Conor O’Neil was hit by an ice cream truck in his teenage prime – and he got sent immediately and straight to Hell. He wasn’t a particularly *bad* person, but he wasn’t a particularly good one either. He’s a few lies over the limit, he was mean to his sister, and he stood idly by and let another person kill himself by not intervening. All of that is, apparently, enough to be damned for all eternity.
Now, Hell is a very individually catered experience, as Conor finds out. He is assigned his own devil – Clarence – and is thrust into an environment designed specifically and uniquely to torment him. Surrounded by tomes of the philosophical greats, and little else, Conor is left to his own devices and nearly suffocates from the boredom that ensues.
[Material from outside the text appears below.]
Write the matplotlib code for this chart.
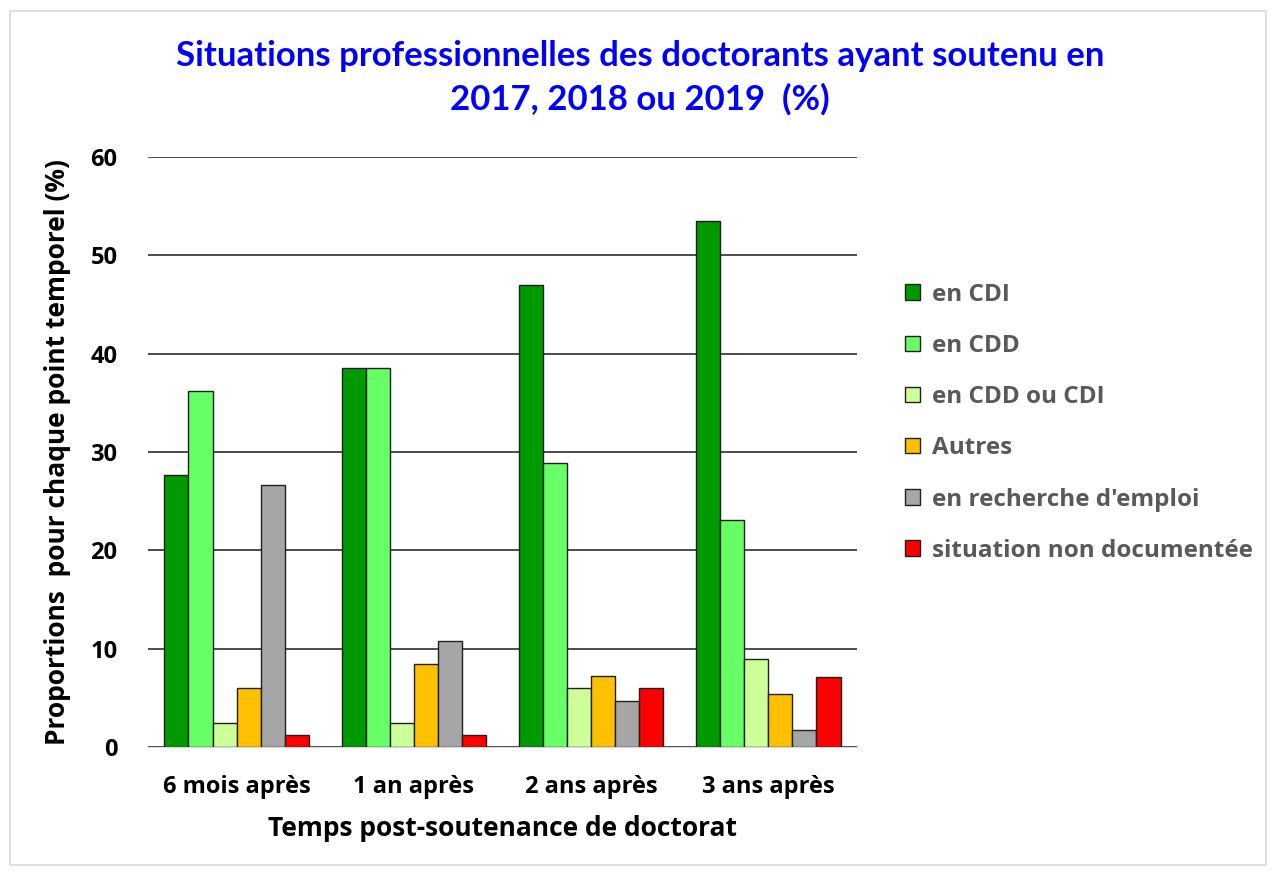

Then, he has a vision, a most lovely vision, and she gives him an idea. Obviously Hell gets all sorts of people, and among them there is someone whose personal Hell is Conor’s personal Heaven. All he has to do is break into Clarence’s office, hack into his computer, find that person, and then switch places with him. Easy.
Ok, not so easy. All sorts of things go wrong, and Conor and Clarence find themselves on the lam from the malebranche (a group of devils that mean to hunt them down and feed them to the Annihilator – a machine that literally eats souls). Their thrilling (and disgusting) journey to Gehenna is fraught with peril, but ultimately they attain it. And once they do, Conor is faced with something even more surprising.
This book was disgusting and horrible, philosophical and thoughtful, and even – occasionally – smart and funny. At first I hated it and put it down. Later, I picked it up and started reading again. When I reached the halfway point, I found that I wanted to know what was going to happen next. Teenage guys should *love* this – particularly the gruesome bits and gratuitous violence (assuming they’re *that* sort of guys).